- #1
issacnewton
- 1,026
- 36
here is what I am doing. I am trying to argue that the electric field is zero at the
center of the sheet using only symmetry arguments.
consider an insulator in the shape of infinite sheet of thickness 2a and with uniform charge density [itex]\rho[/itex]. Now let me specify the coordinate system. The sheet is from
z=-a to z=a. Now we need to give convincing arguments for the statement that
the electric field at z=0 is zero. Before I answer that, let's notice the
symmtries present in the charge distribution. There is reflection symmetry
at z=0. There is rotational symmetry about the z axis. And there is translational
symmetry if we move z axis parallel it itself.
So let's assume that [itex]\mathbf{E}\neq 0[/itex] at z=0. So it will , in general case, have
x,y,z components. But if it has z component then it violates relfection symmetry
about z=0. So let's remove that component. So we are left with x,y components. The net
[itex]\mathbf{E}[/itex] will have certain direction in the x-y plane. But since charge has
rotational symmetry around z axis, even this particular direction of [itex] \mathbf{E}[/itex]
is not possible. There is one last possiblity left. We can let [itex] \mathbf{E}[/itex] emerge
from (0,0,0) and then it will radially go outwards in the x-y plane. In this way, the
[itex] \mathbf{E}[/itex] is symmetric about z axis. But since the charge is symmetric about
any axis parallel to the z axis, this choice of [itex] \mathbf{E}[/itex] is not possible.
So the only logical option left is the case where [itex] \mathbf{E}=0[/itex] at z=0.
I hope my argument is right. I have not solved any differential equation so far
to arrive at this conclusion. I have assumed that the electric field obeys the
same symmetry as the charge distribution. If we look at the Gauss's law in
differntial form,
[tex]\vec{\nabla}\cdot \mathbf{E} =\frac{\rho}{\epsilon_o}[/tex]
I think its possible to see that the symmetry in charge distribution should result
in symmetry in electric field. But I don't know how to prove this mathematically.
I think we might be able to prove this using group theory, I am not sure.
What do you think about this ?
It should be possible to apply this line of reasoning to other Maxwell equations
as well.
I have not seen the above reasoning in introductory physics books. Please comment and
let me know any flaws.
center of the sheet using only symmetry arguments.

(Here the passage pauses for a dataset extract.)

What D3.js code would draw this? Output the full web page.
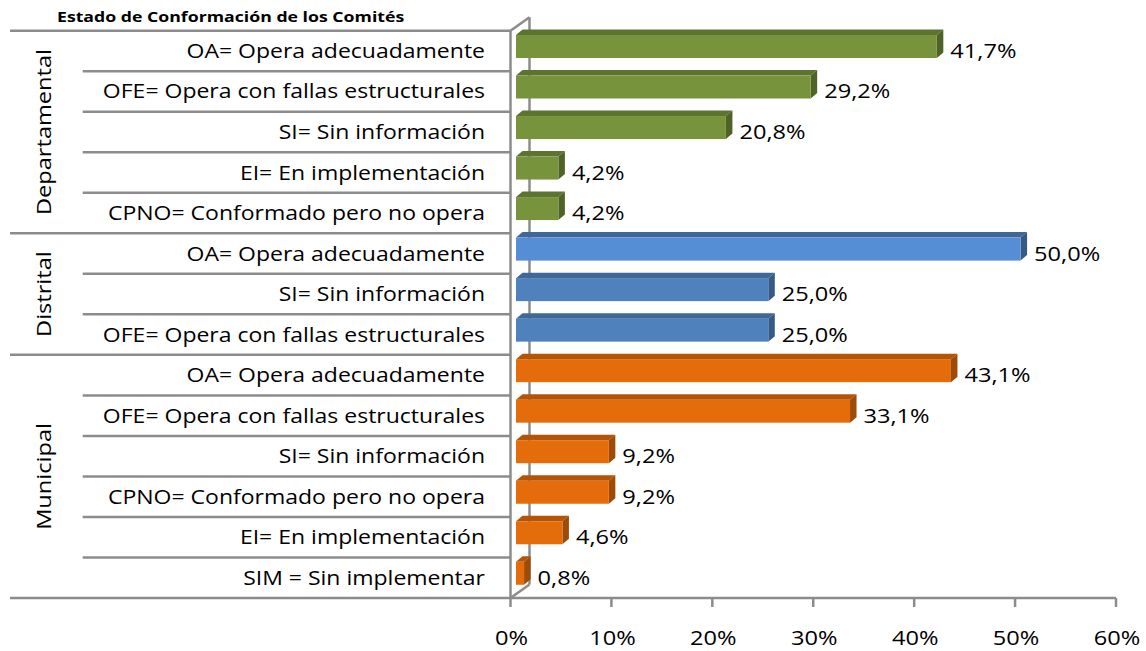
<!DOCTYPE html>
<html>
<head>
<meta charset="utf-8">
<script src="https://cdn.jsdelivr.net/npm/d3@7"></script>
<style>
  html, body { margin: 0; padding: 0; background: #fff; }
  svg text { font-family: "Open Sans", Lato, sans-serif; fill: #000; }
</style>
</head>
<body>
<div id="chart"></div>
<script>
// Estado de Conformación de los Comités - 3D horizontal bars grouped by level
const width = 1146;
const height = 651;

const groups = ['Departamental', 'Distrital', 'Municipal'];
const deptLabels = ['OA= Opera adecuadamente', 'OFE= Opera con fallas estructurales', 'SI= Sin información', 'EI= En implementación', 'CPNO= Conformado pero no opera'];
const deptValues = [41.7, 29.2, 20.8, 4.2, 4.2];
const distLabels = ['OA= Opera adecuadamente', 'SI= Sin información', 'OFE= Opera con fallas estructurales'];
const distValues = [50.0, 25.0, 25.0];
const muniLabels = ['OA= Opera adecuadamente', 'OFE= Opera con fallas estructurales', 'SI= Sin información', 'CPNO= Conformado pero no opera', 'EI= En implementación', 'SIM = Sin implementar'];
const muniValues = [43.1, 33.1, 9.2, 9.2, 4.6, 0.8];
const xTicks = [0, 10, 20, 30, 40, 50, 60];

const palette = {
    Departamental: { front: '#77933c', top: '#5c7430', side: '#4f6228' },
    Distrital: { front: '#4f81bd', top: '#3f6899', side: '#365a85' },
    Municipal: { front: '#e46c0a', top: '#b35508', side: '#9e4b07' }
};

// build rows
const rows = [];
[[deptLabels, deptValues], [distLabels, distValues], [muniLabels, muniValues]].forEach(([labels, values], gi) => {
    labels.forEach((l, i) => rows.push({ group: groups[gi], label: l, value: values[i], first: i === 0, key: gi + '-' + i }));
});

const plot = { left: 510.5, right: 1116, top: 30.7, bottom: 598 };
const wall = { dx: 19, dy: -13.5 };
const depth = { dx: 6.5, dy: -5.5 };
const lineColor = '#8c8c8c';
const fs = '20px';
const stretch = 1.18; // original font is drawn wider than Open Sans

const x = d3.scaleLinear().domain([0, 60]).range([plot.left, plot.right]);
const y = d3.scaleBand().domain(rows.map(d => d.key)).range([plot.top, plot.bottom]).padding(0);

const svg = d3.select('#chart').append('svg')
    .attr('width', width)
    .attr('height', height);

// title
svg.append('text')
    .attr('transform', `translate(57,22) scale(1.18,1)`)
    .style('font-size', '15px')
    .style('font-weight', 'bold')
    .text('Estado de Conformación de los Comités');

// back wall + floor diagonals
svg.append('line')
    .attr('x1', plot.left + wall.dx).attr('x2', plot.left + wall.dx)
    .attr('y1', plot.top + wall.dy).attr('y2', plot.bottom + wall.dy)
    .attr('stroke', lineColor).attr('stroke-width', 2.5);
svg.append('line')
    .attr('x1', plot.left).attr('y1', plot.top)
    .attr('x2', plot.left + wall.dx).attr('y2', plot.top + wall.dy)
    .attr('stroke', lineColor).attr('stroke-width', 2.5);
svg.append('line')
    .attr('x1', plot.left).attr('y1', plot.bottom)
    .attr('x2', plot.left + wall.dx).attr('y2', plot.bottom + wall.dy)
    .attr('stroke', lineColor).attr('stroke-width', 2.5);

// category separators
svg.selectAll('.sep')
    .data(rows)
    .enter()
    .append('line')
    .attr('x1', d => d.first ? 10 : 82.7)
    .attr('x2', plot.left)
    .attr('y1', d => y(d.key))
    .attr('y2', d => y(d.key))
    .attr('stroke', lineColor)
    .attr('stroke-width', 2.5);

// bottom axis line
svg.append('line')
    .attr('x1', 10).attr('x2', plot.right)
    .attr('y1', plot.bottom).attr('y2', plot.bottom)
    .attr('stroke', lineColor).attr('stroke-width', 2.5);

// front vertical axis
svg.append('line')
    .attr('x1', plot.left).attr('x2', plot.left)
    .attr('y1', plot.top).attr('y2', plot.bottom)
    .attr('stroke', lineColor).attr('stroke-width', 2.5);

// x ticks
svg.selectAll('.tick')
    .data(xTicks)
    .enter()
    .append('line')
    .attr('x1', d => x(d)).attr('x2', d => x(d))
    .attr('y1', plot.bottom).attr('y2', plot.bottom + 9)
    .attr('stroke', lineColor).attr('stroke-width', 2.5);

svg.selectAll('.tick-label')
    .data(xTicks)
    .enter()
    .append('text')
    .attr('transform', d => `translate(${x(d) + 1},645) scale(${stretch},1)`)
    .attr('text-anchor', 'middle')
    .style('font-size', fs)
    .text(d => d + '%');

// bars
const barTop = 4.3;
const barH = 23;
const barOff = 5.5;

const bars = svg.selectAll('.bar')
    .data(rows)
    .enter()
    .append('g')
    .attr('class', 'bar');

bars.append('path')
    .attr('fill', d => palette[d.group].top)
    .attr('d', d => {
        const x0 = x(0) + barOff, x1 = x(d.value) + barOff, y0 = y(d.key) + barTop;
        return `M${x0},${y0}L${x0 + depth.dx},${y0 + depth.dy}L${x1 + depth.dx},${y0 + depth.dy}L${x1},${y0}Z`;
    });

bars.append('path')
    .attr('fill', d => palette[d.group].side)
    .attr('d', d => {
        const x1 = x(d.value) + barOff, y0 = y(d.key) + barTop;
        return `M${x1},${y0}L${x1 + depth.dx},${y0 + depth.dy}L${x1 + depth.dx},${y0 + barH + depth.dy}L${x1},${y0 + barH}Z`;
    });

bars.append('rect')
    .attr('x', x(0) + barOff)
    .attr('y', d => y(d.key) + barTop)
    .attr('width', d => x(d.value) - x(0))
    .attr('height', barH)
    .attr('fill', d => (d.group === 'Distrital' && d.first) ? '#558ed5' : palette[d.group].front);

// value labels
svg.selectAll('.value')
    .data(rows)
    .enter()
    .append('text')
    .attr('transform', d => `translate(${x(d.value) + barOff + depth.dx + 7},${y(d.key) + y.bandwidth() / 2 + 7}) scale(${stretch},1)`)
    .style('font-size', fs)
    .text(d => d.value.toFixed(1).replace('.', ',') + '%');

// category labels
svg.selectAll('.cat')
    .data(rows)
    .enter()
    .append('text')
    .attr('transform', d => `translate(485,${y(d.key) + y.bandwidth() / 2 + 7}) scale(1.15,1)`)
    .attr('text-anchor', 'end')
    .style('font-size', fs)
    .text(d => d.label);

// group labels
groups.forEach(g => {
    const gr = rows.filter(d => d.group === g);
    const y0 = y(gr[0].key);
    const y1 = y(gr[gr.length - 1].key) + y.bandwidth();
    svg.append('text')
        .attr('transform', `translate(51,${(y0 + y1) / 2}) rotate(-90) scale(${stretch},1)`)
        .attr('text-anchor', 'middle')
        .style('font-size', fs)
        .text(g);
});
</script>
</body>
</html>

consider an insulator in the shape of infinite sheet of thickness 2a and with uniform charge density [itex]\rho[/itex]. Now let me specify the coordinate system. The sheet is from
z=-a to z=a. Now we need to give convincing arguments for the statement that
the electric field at z=0 is zero. Before I answer that, let's notice the
symmtries present in the charge distribution. There is reflection symmetry
at z=0. There is rotational symmetry about the z axis. And there is translational
symmetry if we move z axis parallel it itself.

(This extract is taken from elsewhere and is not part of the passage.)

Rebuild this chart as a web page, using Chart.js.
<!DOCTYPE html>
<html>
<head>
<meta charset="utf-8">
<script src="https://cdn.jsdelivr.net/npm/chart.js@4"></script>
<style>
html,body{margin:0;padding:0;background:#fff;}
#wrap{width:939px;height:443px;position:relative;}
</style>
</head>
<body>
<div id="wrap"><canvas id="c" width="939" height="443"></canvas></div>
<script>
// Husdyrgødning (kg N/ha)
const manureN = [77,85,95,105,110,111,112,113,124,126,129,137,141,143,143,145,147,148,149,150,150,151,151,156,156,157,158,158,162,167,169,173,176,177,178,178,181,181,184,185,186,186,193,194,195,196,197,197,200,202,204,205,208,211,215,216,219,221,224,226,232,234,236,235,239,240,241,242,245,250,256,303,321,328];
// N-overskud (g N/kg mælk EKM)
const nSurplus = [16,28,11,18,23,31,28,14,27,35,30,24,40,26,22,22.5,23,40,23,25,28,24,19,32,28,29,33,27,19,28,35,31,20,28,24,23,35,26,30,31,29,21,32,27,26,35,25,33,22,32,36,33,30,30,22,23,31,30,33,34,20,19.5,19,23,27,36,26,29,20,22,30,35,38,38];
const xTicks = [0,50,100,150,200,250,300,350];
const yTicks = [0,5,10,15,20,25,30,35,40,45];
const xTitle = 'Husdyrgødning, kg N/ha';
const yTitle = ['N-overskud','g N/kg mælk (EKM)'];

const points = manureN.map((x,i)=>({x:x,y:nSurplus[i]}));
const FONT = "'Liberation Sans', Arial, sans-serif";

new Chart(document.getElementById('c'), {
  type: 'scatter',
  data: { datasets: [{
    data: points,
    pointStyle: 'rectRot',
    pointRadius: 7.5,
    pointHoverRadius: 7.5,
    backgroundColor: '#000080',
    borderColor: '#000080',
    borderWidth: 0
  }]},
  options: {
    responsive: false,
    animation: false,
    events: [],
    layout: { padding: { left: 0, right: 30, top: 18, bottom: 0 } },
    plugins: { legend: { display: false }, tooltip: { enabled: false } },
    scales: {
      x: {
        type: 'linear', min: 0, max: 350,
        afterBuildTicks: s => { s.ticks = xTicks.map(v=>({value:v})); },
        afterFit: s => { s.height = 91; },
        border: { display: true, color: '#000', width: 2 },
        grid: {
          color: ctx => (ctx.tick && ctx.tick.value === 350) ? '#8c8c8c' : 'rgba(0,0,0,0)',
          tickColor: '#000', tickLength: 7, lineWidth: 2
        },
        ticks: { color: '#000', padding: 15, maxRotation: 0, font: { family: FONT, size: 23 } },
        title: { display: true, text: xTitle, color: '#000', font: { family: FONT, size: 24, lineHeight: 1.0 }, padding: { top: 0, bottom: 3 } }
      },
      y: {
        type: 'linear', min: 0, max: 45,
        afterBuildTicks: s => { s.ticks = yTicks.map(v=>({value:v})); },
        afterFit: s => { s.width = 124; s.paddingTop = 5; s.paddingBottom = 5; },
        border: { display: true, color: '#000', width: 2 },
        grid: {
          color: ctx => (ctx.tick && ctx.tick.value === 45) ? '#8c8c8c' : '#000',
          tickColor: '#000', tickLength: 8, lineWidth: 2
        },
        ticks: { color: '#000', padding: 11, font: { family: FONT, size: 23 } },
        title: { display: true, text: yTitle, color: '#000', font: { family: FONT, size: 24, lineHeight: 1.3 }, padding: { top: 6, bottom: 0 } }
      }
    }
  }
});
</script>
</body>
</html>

So let's assume that [itex]\mathbf{E}\neq 0[/itex] at z=0. So it will , in general case, have
x,y,z components. But if it has z component then it violates relfection symmetry
about z=0. So let's remove that component. So we are left with x,y components. The net
[itex]\mathbf{E}[/itex] will have certain direction in the x-y plane. But since charge has
rotational symmetry around z axis, even this particular direction of [itex] \mathbf{E}[/itex]

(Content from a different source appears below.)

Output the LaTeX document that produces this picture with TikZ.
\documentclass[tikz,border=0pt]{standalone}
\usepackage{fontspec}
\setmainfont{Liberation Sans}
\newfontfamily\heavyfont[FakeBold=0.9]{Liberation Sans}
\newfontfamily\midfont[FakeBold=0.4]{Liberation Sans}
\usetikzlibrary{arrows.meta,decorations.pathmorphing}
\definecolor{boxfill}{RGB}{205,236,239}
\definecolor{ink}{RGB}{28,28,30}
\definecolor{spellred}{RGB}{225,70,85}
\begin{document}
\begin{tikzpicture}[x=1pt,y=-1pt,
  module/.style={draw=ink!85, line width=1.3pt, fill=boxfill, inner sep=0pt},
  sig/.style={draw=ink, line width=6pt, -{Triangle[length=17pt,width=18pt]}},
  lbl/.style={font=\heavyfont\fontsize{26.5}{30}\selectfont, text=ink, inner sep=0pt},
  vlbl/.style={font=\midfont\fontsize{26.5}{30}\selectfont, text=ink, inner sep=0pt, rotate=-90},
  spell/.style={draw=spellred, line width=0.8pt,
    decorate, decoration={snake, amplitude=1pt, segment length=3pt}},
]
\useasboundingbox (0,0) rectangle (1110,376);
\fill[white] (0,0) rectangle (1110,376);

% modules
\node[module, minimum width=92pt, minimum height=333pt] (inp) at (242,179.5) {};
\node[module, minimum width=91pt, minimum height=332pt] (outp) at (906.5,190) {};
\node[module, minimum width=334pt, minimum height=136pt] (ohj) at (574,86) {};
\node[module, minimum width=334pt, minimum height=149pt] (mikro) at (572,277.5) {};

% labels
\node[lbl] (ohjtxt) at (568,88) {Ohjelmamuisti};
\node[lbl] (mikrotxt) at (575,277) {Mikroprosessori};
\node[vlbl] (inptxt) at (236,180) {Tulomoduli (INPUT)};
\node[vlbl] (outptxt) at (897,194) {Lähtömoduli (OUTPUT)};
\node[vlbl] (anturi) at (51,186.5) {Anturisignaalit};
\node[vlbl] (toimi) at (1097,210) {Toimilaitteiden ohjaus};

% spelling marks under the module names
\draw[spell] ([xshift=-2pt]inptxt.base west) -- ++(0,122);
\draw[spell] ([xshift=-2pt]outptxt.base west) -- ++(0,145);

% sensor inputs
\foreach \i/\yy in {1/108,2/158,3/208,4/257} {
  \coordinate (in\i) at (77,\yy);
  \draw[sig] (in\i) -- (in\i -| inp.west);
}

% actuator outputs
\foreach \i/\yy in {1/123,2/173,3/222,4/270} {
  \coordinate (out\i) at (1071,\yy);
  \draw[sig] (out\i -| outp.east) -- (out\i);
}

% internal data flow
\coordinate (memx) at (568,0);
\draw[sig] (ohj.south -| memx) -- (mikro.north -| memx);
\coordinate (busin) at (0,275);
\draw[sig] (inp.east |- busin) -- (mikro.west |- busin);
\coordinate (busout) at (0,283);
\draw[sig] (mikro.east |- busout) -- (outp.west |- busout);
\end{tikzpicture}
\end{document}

is not possible. There is one last possiblity left. We can let [itex] \mathbf{E}[/itex] emerge
from (0,0,0) and then it will radially go outwards in the x-y plane. In this way, the
[itex] \mathbf{E}[/itex] is symmetric about z axis. But since the charge is symmetric about
any axis parallel to the z axis, this choice of [itex] \mathbf{E}[/itex] is not possible.
So the only logical option left is the case where [itex] \mathbf{E}=0[/itex] at z=0.
I hope my argument is right. I have not solved any differential equation so far
to arrive at this conclusion. I have assumed that the electric field obeys the
same symmetry as the charge distribution. If we look at the Gauss's law in
differntial form,
[tex]\vec{\nabla}\cdot \mathbf{E} =\frac{\rho}{\epsilon_o}[/tex]
I think its possible to see that the symmetry in charge distribution should result
in symmetry in electric field. But I don't know how to prove this mathematically.
I think we might be able to prove this using group theory, I am not sure.
What do you think about this ?
It should be possible to apply this line of reasoning to other Maxwell equations
as well.
I have not seen the above reasoning in introductory physics books. Please comment and
let me know any flaws.